* BEGIN *

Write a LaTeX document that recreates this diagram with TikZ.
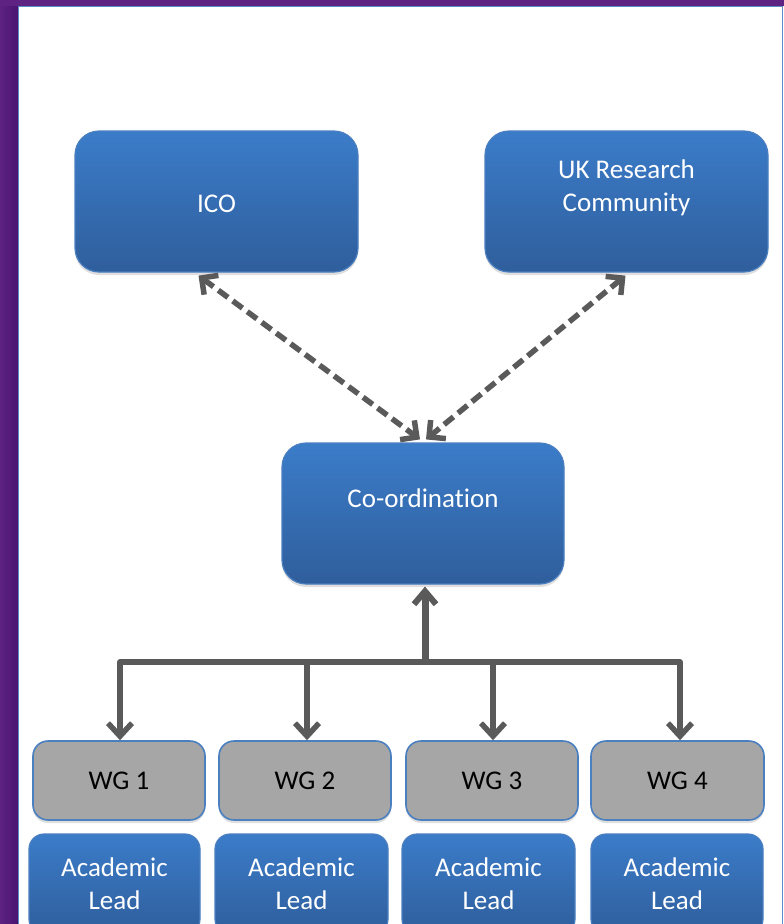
\documentclass[tikz,border=0pt]{standalone}
\usepackage{fontspec}
\setmainfont{Carlito}[Ligatures=NoCommon]
\usetikzlibrary{arrows.meta,shadows,calc}
\definecolor{purp}{HTML}{5E2282}
\definecolor{purpdark}{HTML}{4A1470}
\definecolor{edgeblue}{HTML}{5B8CC8}
\definecolor{btop}{HTML}{3B7CC9}
\definecolor{bbot}{HTML}{2F5E9C}
\definecolor{bborder}{HTML}{4A7FC0}
\definecolor{wggray}{HTML}{A6A6A6}
\definecolor{arrgray}{HTML}{5A5A5A}
\tikzset{
  txtfont/.style={font=\fontsize{27}{33}\selectfont},
  bluebox/.style={rectangle, rounded corners=24pt, top color=btop, bottom color=bbot,
    draw=bborder, line width=1.2pt, text=white, align=center, txtfont,
    drop shadow={opacity=0.25, shadow xshift=0pt, shadow yshift=-3pt}},
  graybox/.style={rectangle, rounded corners=15pt, fill=wggray,
    draw=bborder, line width=1.6pt, text=black, align=center, txtfont,
    drop shadow={opacity=0.25, shadow xshift=0pt, shadow yshift=-3pt}},
  albox/.style={rectangle, rounded corners=15pt, top color=btop, bottom color=bbot,
    draw=bborder, line width=1.2pt, text=white, align=center, txtfont},
  dasharr/.style={draw=arrgray, line width=5.5pt, dash pattern=on 12pt off 6pt,
    {Straight Barb[length=12pt,width=24pt,line width=5.5pt]}-{Straight Barb[length=12pt,width=24pt,line width=5.5pt]}},
  solidarr/.style={draw=arrgray, line width=5.5pt, line join=round,
    -{Straight Barb[length=13pt,width=24pt,line width=5.5pt]}},
  mainarr/.style={draw=arrgray, line width=7pt,
    -{Straight Barb[length=13pt,width=22pt,line width=6pt]}}
}
\begin{document}
\begin{tikzpicture}[x=1pt,y=-1pt]
\useasboundingbox (0,0) rectangle (784,924);
\clip (0,0) rectangle (784,924);
% frame
\fill[white] (0,0) rectangle (784,924);
\fill[left color=purp, right color=purpdark] (0,0) rectangle (17.5,924);
\fill[purp] (0,0) rectangle (784,5.5);
\draw[edgeblue, line width=1.5pt] (18.5,930) -- (18.5,6.5) -- (782.5,6.5) -- (782.5,930);
% top boxes
\node[bluebox, minimum width=283pt, minimum height=141pt] (ico) at (216.5,201.5) {};
\node[text=white, txtfont] (icotxt) at (216.5,204) {ICO};
\node[bluebox, minimum width=283pt, minimum height=141pt] (uk) at (626.5,201.5) {};
\node[text=white, txtfont, align=center] (uktxt) at (626.5,188) {UK Research\\Community};
% coordination
\node[bluebox, minimum width=282pt, minimum height=141pt] (coord) at (423,513.5) {};
\node[text=white, txtfont] (coordtxt) at (423,498) {Co-ordination};
% WG boxes
\node[graybox, minimum width=172pt, minimum height=79pt] (wg1) at (119,780.5) {WG 1};
\node[graybox, minimum width=172pt, minimum height=79pt] (wg2) at (305,780.5) {WG 2};
\node[graybox, minimum width=172pt, minimum height=79pt] (wg3) at (492,780.5) {WG 3};
\node[graybox, minimum width=173pt, minimum height=79pt] (wg4) at (677.5,780.5) {WG 4};
% academic leads
\node[albox, minimum width=171pt, minimum height=100pt] (al1) at (114.5,884) {Academic\\Lead};
\node[albox, minimum width=173pt, minimum height=100pt] (al2) at (301.5,884) {Academic\\Lead};
\node[albox, minimum width=173pt, minimum height=100pt] (al3) at (488.5,884) {Academic\\Lead};
\node[albox, minimum width=172pt, minimum height=100pt] (al4) at (677,884) {Academic\\Lead};
% dashed arrows
\draw[dasharr] ([xshift=-18pt,yshift=-3pt]ico.south) -- ([xshift=-3pt,yshift=3pt]coord.north);
\draw[dasharr] ([xshift=-1pt,yshift=-3pt]uk.south) -- ([xshift=3pt,yshift=3pt]coord.north);
% bus
\coordinate (j) at (425,662);
\draw[solidarr] (j) -| ([xshift=1pt,yshift=0pt]wg1.north);
\draw[solidarr] (j) -| ([xshift=2pt,yshift=0pt]wg2.north);
\draw[solidarr] (j) -| ([xshift=1pt,yshift=0pt]wg3.north);
\draw[solidarr] (j) -| ([xshift=2.5pt,yshift=0pt]wg4.north);
\draw[mainarr] ([yshift=2pt]j) -- ([xshift=2pt,yshift=-2pt]coord.south);
\end{tikzpicture}
\end{document}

* END *

▶ WRITTEN REQUEST
Retype the listing exactly. Pictures do not belong in the copy.

▶ THE RESULT
Write a LaTeX document that recreates this diagram with TikZ.
\documentclass[tikz,border=0pt]{standalone}
\usepackage{fontspec}
\setmainfont{Carlito}[Ligatures=NoCommon]
\usetikzlibrary{arrows.meta,shadows,calc}
\definecolor{purp}{HTML}{5E2282}
\definecolor{purpdark}{HTML}{4A1470}
\definecolor{edgeblue}{HTML}{5B8CC8}
\definecolor{btop}{HTML}{3B7CC9}
\definecolor{bbot}{HTML}{2F5E9C}
\definecolor{bborder}{HTML}{4A7FC0}
\definecolor{wggray}{HTML}{A6A6A6}
\definecolor{arrgray}{HTML}{5A5A5A}
\tikzset{
  txtfont/.style={font=\fontsize{27}{33}\selectfont},
  bluebox/.style={rectangle, rounded corners=24pt, top color=btop, bottom color=bbot,
    draw=bborder, line width=1.2pt, text=white, align=center, txtfont,
    drop shadow={opacity=0.25, shadow xshift=0pt, shadow yshift=-3pt}},
  graybox/.style={rectangle, rounded corners=15pt, fill=wggray,
    draw=bborder, line width=1.6pt, text=black, align=center, txtfont,
    drop shadow={opacity=0.25, shadow xshift=0pt, shadow yshift=-3pt}},
  albox/.style={rectangle, rounded corners=15pt, top color=btop, bottom color=bbot,
    draw=bborder, line width=1.2pt, text=white, align=center, txtfont},
  dasharr/.style={draw=arrgray, line width=5.5pt, dash pattern=on 12pt off 6pt,
    {Straight Barb[length=12pt,width=24pt,line width=5.5pt]}-{Straight Barb[length=12pt,width=24pt,line width=5.5pt]}},
  solidarr/.style={draw=arrgray, line width=5.5pt, line join=round,
    -{Straight Barb[length=13pt,width=24pt,line width=5.5pt]}},
  mainarr/.style={draw=arrgray, line width=7pt,
    -{Straight Barb[length=13pt,width=22pt,line width=6pt]}}
}
\begin{document}
\begin{tikzpicture}[x=1pt,y=-1pt]
\useasboundingbox (0,0) rectangle (784,924);
\clip (0,0) rectangle (784,924);
% frame
\fill[white] (0,0) rectangle (784,924);
\fill[left color=purp, right color=purpdark] (0,0) rectangle (17.5,924);
\fill[purp] (0,0) rectangle (784,5.5);
\draw[edgeblue, line width=1.5pt] (18.5,930) -- (18.5,6.5) -- (782.5,6.5) -- (782.5,930);
% top boxes
\node[bluebox, minimum width=283pt, minimum height=141pt] (ico) at (216.5,201.5) {};
\node[text=white, txtfont] (icotxt) at (216.5,204) {ICO};
\node[bluebox, minimum width=283pt, minimum height=141pt] (uk) at (626.5,201.5) {};
\node[text=white, txtfont, align=center] (uktxt) at (626.5,188) {UK Research\\Community};
% coordination
\node[bluebox, minimum width=282pt, minimum height=141pt] (coord) at (423,513.5) {};
\node[text=white, txtfont] (coordtxt) at (423,498) {Co-ordination};
% WG boxes
\node[graybox, minimum width=172pt, minimum height=79pt] (wg1) at (119,780.5) {WG 1};
\node[graybox, minimum width=172pt, minimum height=79pt] (wg2) at (305,780.5) {WG 2};
\node[graybox, minimum width=172pt, minimum height=79pt] (wg3) at (492,780.5) {WG 3};
\node[graybox, minimum width=173pt, minimum height=79pt] (wg4) at (677.5,780.5) {WG 4};
% academic leads
\node[albox, minimum width=171pt, minimum height=100pt] (al1) at (114.5,884) {Academic\\Lead};
\node[albox, minimum width=173pt, minimum height=100pt] (al2) at (301.5,884) {Academic\\Lead};
\node[albox, minimum width=173pt, minimum height=100pt] (al3) at (488.5,884) {Academic\\Lead};
\node[albox, minimum width=172pt, minimum height=100pt] (al4) at (677,884) {Academic\\Lead};
% dashed arrows
\draw[dasharr] ([xshift=-18pt,yshift=-3pt]ico.south) -- ([xshift=-3pt,yshift=3pt]coord.north);
\draw[dasharr] ([xshift=-1pt,yshift=-3pt]uk.south) -- ([xshift=3pt,yshift=3pt]coord.north);
% bus
\coordinate (j) at (425,662);
\draw[solidarr] (j) -| ([xshift=1pt,yshift=0pt]wg1.north);
\draw[solidarr] (j) -| ([xshift=2pt,yshift=0pt]wg2.north);
\draw[solidarr] (j) -| ([xshift=1pt,yshift=0pt]wg3.north);
\draw[solidarr] (j) -| ([xshift=2.5pt,yshift=0pt]wg4.north);
\draw[mainarr] ([yshift=2pt]j) -- ([xshift=2pt,yshift=-2pt]coord.south);
\end{tikzpicture}
\end{document}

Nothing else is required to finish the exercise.